■ AIM:
Quote the data below in full, minus the images.
____________________
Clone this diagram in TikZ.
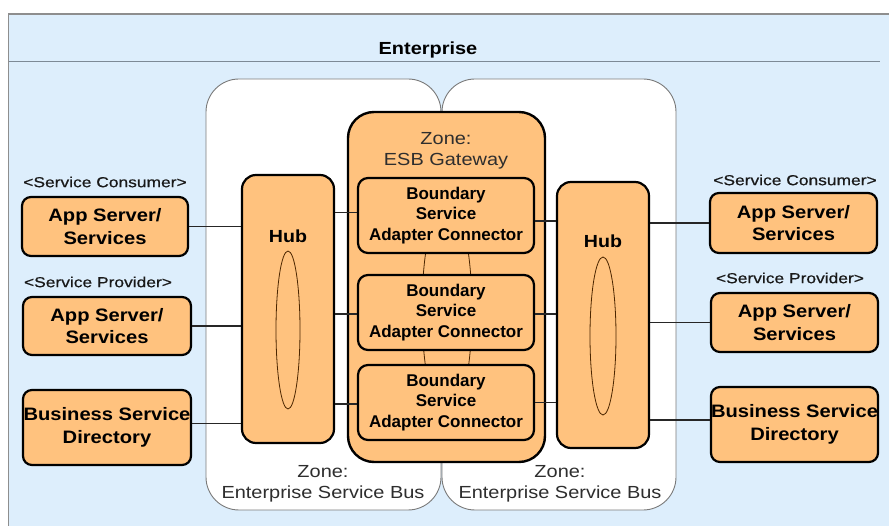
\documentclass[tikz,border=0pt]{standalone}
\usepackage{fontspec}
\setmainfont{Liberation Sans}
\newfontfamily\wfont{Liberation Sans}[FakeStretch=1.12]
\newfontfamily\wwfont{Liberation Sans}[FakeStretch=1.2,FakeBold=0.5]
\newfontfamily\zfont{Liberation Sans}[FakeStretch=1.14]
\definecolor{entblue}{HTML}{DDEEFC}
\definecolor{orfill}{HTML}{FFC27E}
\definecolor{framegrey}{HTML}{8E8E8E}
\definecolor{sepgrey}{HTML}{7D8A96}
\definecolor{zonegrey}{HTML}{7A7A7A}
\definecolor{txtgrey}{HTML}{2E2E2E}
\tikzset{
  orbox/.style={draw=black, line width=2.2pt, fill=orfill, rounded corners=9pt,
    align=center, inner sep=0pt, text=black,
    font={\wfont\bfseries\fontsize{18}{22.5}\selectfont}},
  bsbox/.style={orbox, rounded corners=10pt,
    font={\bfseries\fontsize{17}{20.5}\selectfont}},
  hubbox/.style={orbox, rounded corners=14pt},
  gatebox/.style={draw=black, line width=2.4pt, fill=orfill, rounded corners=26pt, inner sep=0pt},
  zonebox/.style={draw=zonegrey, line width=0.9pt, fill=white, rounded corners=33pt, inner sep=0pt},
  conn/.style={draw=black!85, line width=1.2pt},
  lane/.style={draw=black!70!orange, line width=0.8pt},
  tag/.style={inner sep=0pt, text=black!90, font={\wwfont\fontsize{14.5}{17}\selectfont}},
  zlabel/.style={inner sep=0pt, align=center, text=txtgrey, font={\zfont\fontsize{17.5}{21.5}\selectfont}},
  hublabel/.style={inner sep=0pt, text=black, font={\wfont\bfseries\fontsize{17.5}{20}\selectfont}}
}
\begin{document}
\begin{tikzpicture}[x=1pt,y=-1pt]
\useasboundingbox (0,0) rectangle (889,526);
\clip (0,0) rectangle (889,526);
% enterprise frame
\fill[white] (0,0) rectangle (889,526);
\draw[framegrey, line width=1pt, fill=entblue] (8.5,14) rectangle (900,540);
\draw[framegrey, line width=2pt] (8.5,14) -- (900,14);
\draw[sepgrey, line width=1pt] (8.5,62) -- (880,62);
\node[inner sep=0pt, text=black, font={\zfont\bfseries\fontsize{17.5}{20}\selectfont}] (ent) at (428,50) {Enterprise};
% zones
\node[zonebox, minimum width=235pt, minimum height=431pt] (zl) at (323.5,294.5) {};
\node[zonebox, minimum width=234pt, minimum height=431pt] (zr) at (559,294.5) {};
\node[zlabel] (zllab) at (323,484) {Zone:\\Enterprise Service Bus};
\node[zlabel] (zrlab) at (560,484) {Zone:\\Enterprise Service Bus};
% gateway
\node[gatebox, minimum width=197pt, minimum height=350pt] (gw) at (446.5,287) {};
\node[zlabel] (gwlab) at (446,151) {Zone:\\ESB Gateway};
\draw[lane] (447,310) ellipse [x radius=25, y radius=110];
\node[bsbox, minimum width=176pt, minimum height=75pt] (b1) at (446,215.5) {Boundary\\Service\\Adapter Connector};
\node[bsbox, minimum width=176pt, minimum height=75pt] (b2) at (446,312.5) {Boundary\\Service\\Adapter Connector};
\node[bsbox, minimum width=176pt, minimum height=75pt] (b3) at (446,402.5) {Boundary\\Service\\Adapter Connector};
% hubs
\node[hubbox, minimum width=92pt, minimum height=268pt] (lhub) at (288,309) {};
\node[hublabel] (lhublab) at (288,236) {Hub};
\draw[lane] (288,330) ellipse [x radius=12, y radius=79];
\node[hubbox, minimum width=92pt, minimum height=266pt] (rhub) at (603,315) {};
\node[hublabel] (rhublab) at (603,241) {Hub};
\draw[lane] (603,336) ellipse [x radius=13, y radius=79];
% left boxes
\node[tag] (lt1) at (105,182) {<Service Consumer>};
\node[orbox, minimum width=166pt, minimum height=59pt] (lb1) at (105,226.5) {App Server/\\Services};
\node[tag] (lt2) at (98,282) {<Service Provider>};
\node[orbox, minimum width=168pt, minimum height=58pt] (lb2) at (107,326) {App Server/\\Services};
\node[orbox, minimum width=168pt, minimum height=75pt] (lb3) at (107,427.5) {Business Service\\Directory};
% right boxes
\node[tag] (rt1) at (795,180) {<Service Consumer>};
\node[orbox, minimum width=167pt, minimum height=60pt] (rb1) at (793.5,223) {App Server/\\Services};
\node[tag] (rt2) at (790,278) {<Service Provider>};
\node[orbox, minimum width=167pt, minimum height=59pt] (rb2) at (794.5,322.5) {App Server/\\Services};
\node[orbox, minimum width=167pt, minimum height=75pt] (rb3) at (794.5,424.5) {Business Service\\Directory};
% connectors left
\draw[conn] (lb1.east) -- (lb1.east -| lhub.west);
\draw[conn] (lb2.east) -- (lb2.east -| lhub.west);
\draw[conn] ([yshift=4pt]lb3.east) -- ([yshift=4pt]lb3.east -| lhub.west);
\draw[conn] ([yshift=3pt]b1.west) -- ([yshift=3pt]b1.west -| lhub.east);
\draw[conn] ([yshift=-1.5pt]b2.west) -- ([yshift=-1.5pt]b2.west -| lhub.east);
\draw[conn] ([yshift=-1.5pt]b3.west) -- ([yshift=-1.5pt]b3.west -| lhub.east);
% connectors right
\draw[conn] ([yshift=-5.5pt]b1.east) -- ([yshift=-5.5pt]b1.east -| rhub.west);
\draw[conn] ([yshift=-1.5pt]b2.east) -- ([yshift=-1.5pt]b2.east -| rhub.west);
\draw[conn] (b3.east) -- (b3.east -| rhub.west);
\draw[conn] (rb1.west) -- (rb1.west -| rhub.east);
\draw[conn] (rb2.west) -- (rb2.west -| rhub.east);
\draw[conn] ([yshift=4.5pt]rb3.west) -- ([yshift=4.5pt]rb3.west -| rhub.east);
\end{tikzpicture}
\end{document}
____________________
■ EXERCISE SOLUTION:
Clone this diagram in TikZ.
\documentclass[tikz,border=0pt]{standalone}
\usepackage{fontspec}
\setmainfont{Liberation Sans}
\newfontfamily\wfont{Liberation Sans}[FakeStretch=1.12]
\newfontfamily\wwfont{Liberation Sans}[FakeStretch=1.2,FakeBold=0.5]
\newfontfamily\zfont{Liberation Sans}[FakeStretch=1.14]
\definecolor{entblue}{HTML}{DDEEFC}
\definecolor{orfill}{HTML}{FFC27E}
\definecolor{framegrey}{HTML}{8E8E8E}
\definecolor{sepgrey}{HTML}{7D8A96}
\definecolor{zonegrey}{HTML}{7A7A7A}
\definecolor{txtgrey}{HTML}{2E2E2E}
\tikzset{
  orbox/.style={draw=black, line width=2.2pt, fill=orfill, rounded corners=9pt,
    align=center, inner sep=0pt, text=black,
    font={\wfont\bfseries\fontsize{18}{22.5}\selectfont}},
  bsbox/.style={orbox, rounded corners=10pt,
    font={\bfseries\fontsize{17}{20.5}\selectfont}},
  hubbox/.style={orbox, rounded corners=14pt},
  gatebox/.style={draw=black, line width=2.4pt, fill=orfill, rounded corners=26pt, inner sep=0pt},
  zonebox/.style={draw=zonegrey, line width=0.9pt, fill=white, rounded corners=33pt, inner sep=0pt},
  conn/.style={draw=black!85, line width=1.2pt},
  lane/.style={draw=black!70!orange, line width=0.8pt},
  tag/.style={inner sep=0pt, text=black!90, font={\wwfont\fontsize{14.5}{17}\selectfont}},
  zlabel/.style={inner sep=0pt, align=center, text=txtgrey, font={\zfont\fontsize{17.5}{21.5}\selectfont}},
  hublabel/.style={inner sep=0pt, text=black, font={\wfont\bfseries\fontsize{17.5}{20}\selectfont}}
}
\begin{document}
\begin{tikzpicture}[x=1pt,y=-1pt]
\useasboundingbox (0,0) rectangle (889,526);
\clip (0,0) rectangle (889,526);
% enterprise frame
\fill[white] (0,0) rectangle (889,526);
\draw[framegrey, line width=1pt, fill=entblue] (8.5,14) rectangle (900,540);
\draw[framegrey, line width=2pt] (8.5,14) -- (900,14);
\draw[sepgrey, line width=1pt] (8.5,62) -- (880,62);
\node[inner sep=0pt, text=black, font={\zfont\bfseries\fontsize{17.5}{20}\selectfont}] (ent) at (428,50) {Enterprise};
% zones
\node[zonebox, minimum width=235pt, minimum height=431pt] (zl) at (323.5,294.5) {};
\node[zonebox, minimum width=234pt, minimum height=431pt] (zr) at (559,294.5) {};
\node[zlabel] (zllab) at (323,484) {Zone:\\Enterprise Service Bus};
\node[zlabel] (zrlab) at (560,484) {Zone:\\Enterprise Service Bus};
% gateway
\node[gatebox, minimum width=197pt, minimum height=350pt] (gw) at (446.5,287) {};
\node[zlabel] (gwlab) at (446,151) {Zone:\\ESB Gateway};
\draw[lane] (447,310) ellipse [x radius=25, y radius=110];
\node[bsbox, minimum width=176pt, minimum height=75pt] (b1) at (446,215.5) {Boundary\\Service\\Adapter Connector};
\node[bsbox, minimum width=176pt, minimum height=75pt] (b2) at (446,312.5) {Boundary\\Service\\Adapter Connector};
\node[bsbox, minimum width=176pt, minimum height=75pt] (b3) at (446,402.5) {Boundary\\Service\\Adapter Connector};
% hubs
\node[hubbox, minimum width=92pt, minimum height=268pt] (lhub) at (288,309) {};
\node[hublabel] (lhublab) at (288,236) {Hub};
\draw[lane] (288,330) ellipse [x radius=12, y radius=79];
\node[hubbox, minimum width=92pt, minimum height=266pt] (rhub) at (603,315) {};
\node[hublabel] (rhublab) at (603,241) {Hub};
\draw[lane] (603,336) ellipse [x radius=13, y radius=79];
% left boxes
\node[tag] (lt1) at (105,182) {<Service Consumer>};
\node[orbox, minimum width=166pt, minimum height=59pt] (lb1) at (105,226.5) {App Server/\\Services};
\node[tag] (lt2) at (98,282) {<Service Provider>};
\node[orbox, minimum width=168pt, minimum height=58pt] (lb2) at (107,326) {App Server/\\Services};
\node[orbox, minimum width=168pt, minimum height=75pt] (lb3) at (107,427.5) {Business Service\\Directory};
% right boxes
\node[tag] (rt1) at (795,180) {<Service Consumer>};
\node[orbox, minimum width=167pt, minimum height=60pt] (rb1) at (793.5,223) {App Server/\\Services};
\node[tag] (rt2) at (790,278) {<Service Provider>};
\node[orbox, minimum width=167pt, minimum height=59pt] (rb2) at (794.5,322.5) {App Server/\\Services};
\node[orbox, minimum width=167pt, minimum height=75pt] (rb3) at (794.5,424.5) {Business Service\\Directory};
% connectors left
\draw[conn] (lb1.east) -- (lb1.east -| lhub.west);
\draw[conn] (lb2.east) -- (lb2.east -| lhub.west);
\draw[conn] ([yshift=4pt]lb3.east) -- ([yshift=4pt]lb3.east -| lhub.west);
\draw[conn] ([yshift=3pt]b1.west) -- ([yshift=3pt]b1.west -| lhub.east);
\draw[conn] ([yshift=-1.5pt]b2.west) -- ([yshift=-1.5pt]b2.west -| lhub.east);
\draw[conn] ([yshift=-1.5pt]b3.west) -- ([yshift=-1.5pt]b3.west -| lhub.east);
% connectors right
\draw[conn] ([yshift=-5.5pt]b1.east) -- ([yshift=-5.5pt]b1.east -| rhub.west);
\draw[conn] ([yshift=-1.5pt]b2.east) -- ([yshift=-1.5pt]b2.east -| rhub.west);
\draw[conn] (b3.east) -- (b3.east -| rhub.west);
\draw[conn] (rb1.west) -- (rb1.west -| rhub.east);
\draw[conn] (rb2.west) -- (rb2.west -| rhub.east);
\draw[conn] ([yshift=4.5pt]rb3.west) -- ([yshift=4.5pt]rb3.west -| rhub.east);
\end{tikzpicture}
\end{document}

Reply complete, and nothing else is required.